How much leeway, however, do you accord an experienced player, even if he is one of your best? “Listen, none of us here are privy to what exactly went on, but Gerry Quinn is a very experienced player, and you need those, especially given the fact that Frank Lohan is gone now, Colin Lynch also. Mike Mac doesn’t have the riches in numbers that Brian Cody has, or that Liam Sheedy has in Tipperary. Now I don’t know what went on between Gerry Quinn and Mike Mac, that’s a matter for them, but you’d like to think they could have found a way of mending the bridges. Clare would have a far better chance of living with either Cork or Tipp – whoever comes through – than they would without him.”
That will be on June 21, against the winners of Sunday’s Munster opener in Thurles, which gives Mike Mac and Gerry Quinn another month to work out their differences.
He wasn’t volunteering this advice, Jamesie, he’s not that kind of guy, wouldn’t dream under ordinary circumstances of telling anyone – much less a man he knows to be as independently minded as McNamara – what to do.
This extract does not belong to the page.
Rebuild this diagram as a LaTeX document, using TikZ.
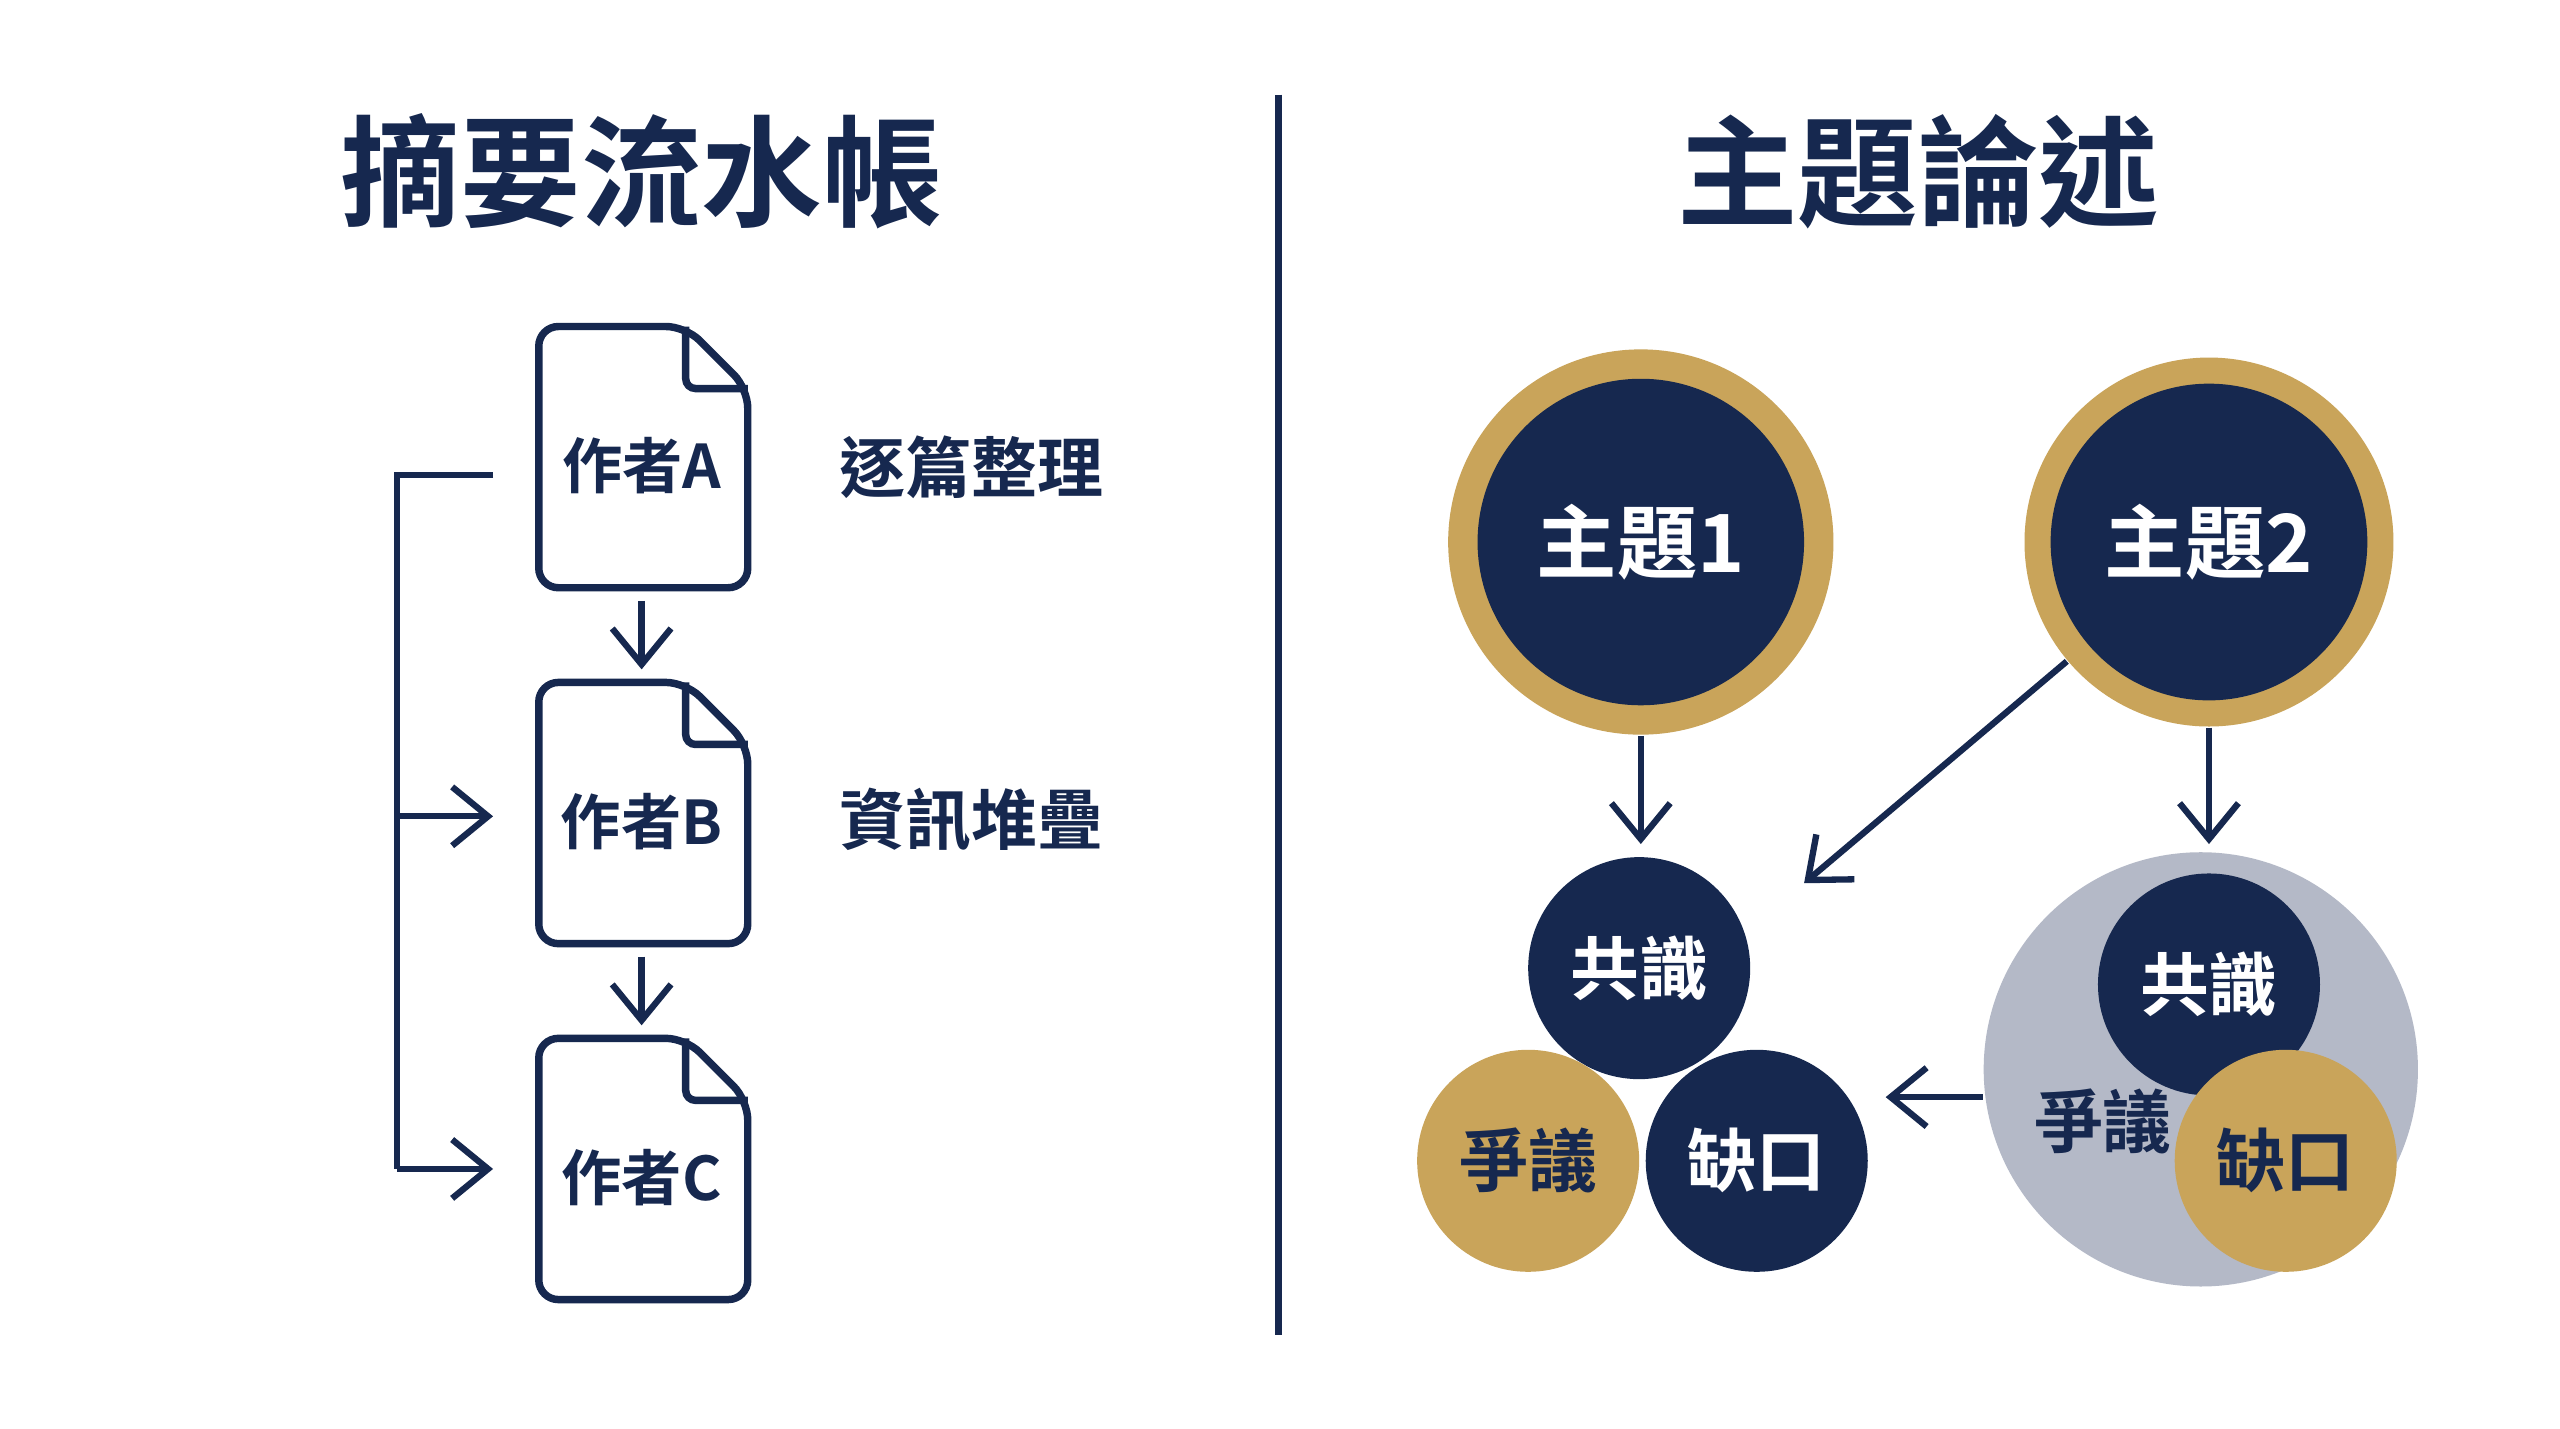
\documentclass[tikz,border=0pt]{standalone}
\usepackage{fontspec}
\newfontfamily\cjk{Noto Sans CJK TC Bold}
\usetikzlibrary{arrows.meta, positioning}
\definecolor{navy}{HTML}{16284F}
\definecolor{gold}{HTML}{C9A45A}
\definecolor{mist}{HTML}{B4B9C7}
\tikzset{
    title/.style={font=\cjk\fontsize{21}{24}\selectfont, text=navy},
    doclabel/.style={font=\cjk\fontsize{10.5}{12}\selectfont, text=navy},
    note/.style={font=\cjk\fontsize{11.5}{13}\selectfont, text=navy},
    arrow/.style={line width=1.1pt, draw=navy, -{Straight Barb[length=2.2mm,width=3.6mm]}},
    bubble/.style={circle, minimum size=1.36cm, inner sep=0pt, font=\cjk\fontsize{12}{14}\selectfont},
    dark/.style={bubble, fill=navy, text=white},
    warm/.style={bubble, fill=gold, text=navy}
}
\newcommand{\docshape}[2]{%
  \draw[navy, line width=1.3pt, rounded corners=1.2mm]
    (330,#1) -- (420,#1) -- (458,#1+38) -- (458,#1+160) -- (330,#1+160) -- cycle;
  \draw[navy, line width=1.3pt, rounded corners=0.6mm]
    (420,#1) -- (420,#1+38) -- (458,#1+38);
  \node[doclabel] (#2) at (393,#1+85) {作者#2};
}
\begin{document}
\begin{tikzpicture}[x=0.1mm, y=-0.1mm]
    \useasboundingbox (0,0) rectangle (1568,875);
    \fill[white] (0,0) rectangle (1568,875);

    % Titles and divider
    \node[title] (T1) at (393,105) {摘要流水帳};
    \node[title] (T2) at (1175,105) {主題論述};
    \draw[navy, line width=1.3pt] (783,58) -- (783,818);

    % Documents
    \docshape{200}{A}
    \docshape{418}{B}
    \docshape{636}{C}
    \coordinate (a1) at (393,368); \coordinate (b0) at (393,410);
    \coordinate (b1) at (393,586); \coordinate (c0) at (393,628);
    \draw[arrow] (a1) -- (b0);
    \draw[arrow] (b1) -- (c0);

    % Bracket
    \coordinate (s0) at (302,291); \coordinate (s1) at (243,291);
    \coordinate (s2) at (243,500); \coordinate (s3) at (243,716);
    \coordinate (eB) at (302,500); \coordinate (eC) at (302,716);
    \draw[navy, line width=1.1pt] (s0) -- (s1) -- (s3);
    \draw[arrow] (s2) -- (eB);
    \draw[arrow] (s3) -- (eC);

    \node[note] (N1) at (595,286) {逐篇整理};
    \node[note] (N2) at (595,502) {資訊堆疊};

    % Themes
    \node[circle, fill=gold, minimum size=2.36cm] (G1) at (1005,332) {};
    \node[dark, minimum size=2cm, font=\cjk\fontsize{14}{16}\selectfont] (M1) at (1005,332) {主題1};
    \node[circle, fill=gold, minimum size=2.26cm] (G2) at (1353,332) {};
    \node[dark, minimum size=1.94cm, font=\cjk\fontsize{14}{16}\selectfont] (M2) at (1353,332) {主題2};

    % Left cluster
    \node[dark] (C1) at (1004,593) {共識};
    \node[warm] (D1) at (936,711) {爭議};
    \node[dark] (K1) at (1076,711) {缺口};

    % Right cluster
    \node[circle, fill=mist, minimum size=2.66cm] (R) at (1348,655) {};
    \node[dark] (C2) at (1353,603) {共識};
    \node[warm] (K2) at (1400,711) {缺口};
    \node[font=\cjk\fontsize{12}{14}\selectfont, text=navy] (D2) at (1288,687) {爭議};

    % Arrows
    \coordinate (t1) at (1005,517); \coordinate (t2) at (1353,517);
    \coordinate (t3) at (1105,541); \coordinate (t4) at (1155,672);
    \draw[arrow] (G1.south) -- (t1);
    \draw[arrow] (G2.south) -- (t2);
    \draw[arrow] (G2.220) -- (t3);
    \draw[arrow] (R.west |- t4) -- (t4);
\end{tikzpicture}
\end{document}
He was merely answering the kind of awkward question he can anticipate on a more regular basis now that he’s put himself in the line of fire, the public face of TV3’s hurling championship coverage.
How does he handle such questions, how would he have handled – for instance – the events of Thurles a couple of years ago that became infamous as Semplegate, when several players from both Clare and Cork got entangled as they took the pitch?
“As honestly as you possibly can,” he says. “We’re not being paid to sit on the fence. If there’s a tough call to be made, I’ll make it, as honestly as I can. We’re not there to create controversy, we’re not there to sensationalise, we’re there to analyse what we see.
So, does he believe there’s actually too much emphasis on the sensational at the moment? “I think there is; I’m very conscious of the fact that it’s not too long ago that I was out there, training for six to eight months to go out and play in front of 40 or 50,000 people, then go to work again the next day. From that respect, I have huge empathy with the players.
“Of course fellas do stupid things in the heat of the moment, but having been there, I understand. If someone does something stupid, they know they’re going to be reading about themselves the following day – I don’t think we need to make a huge song and dance about it.”
And how does he expect Sunday’s Munster Championship clash to go? “There’s no way any team will be more motivated than Cork, after the stance they took earlier on in the season. These guys looked at their careers, and at one stage there was a question over whether any of them would ever wear the Cork jersey again, there seemed to be no sign of anything being resolved. Yet, they were prepared to make that sacrifice.
“I wouldn’t like to be facing Cork on Sunday, to be honest, coming up against the likes of John Gardiner, Ronan Curran, Seán Óg O hAilpín, the guys coming to the end of their careers, for whom time is running out. I think the Cork public will get solidly behind the team – we saw the reaction here last year when they got past Clare, then beat Galway.
“This team has given unbelievable entertainment to the Cork hurling supporters, there’s massive respect there for them amongst real Cork hurling people for what they’ve achieved, the great games they’ve pulled out of the fire, the manner in which they’ve conducted themselves.
“I look at guys like Ben and Jerry O’Connor, Joe Deane, Seán Óg – fantastic hurlers, tremendous people. They didn’t do what they did for the sake of controversy, they did it because they wanted to win. The county board acted very poorly in the way they handled the thing, though I felt very sorry for Gerald McCarthy. Denis Walsh is obviously doing a good job now, I can see Cork coming out and throwing the kitchen sink at Tipp.”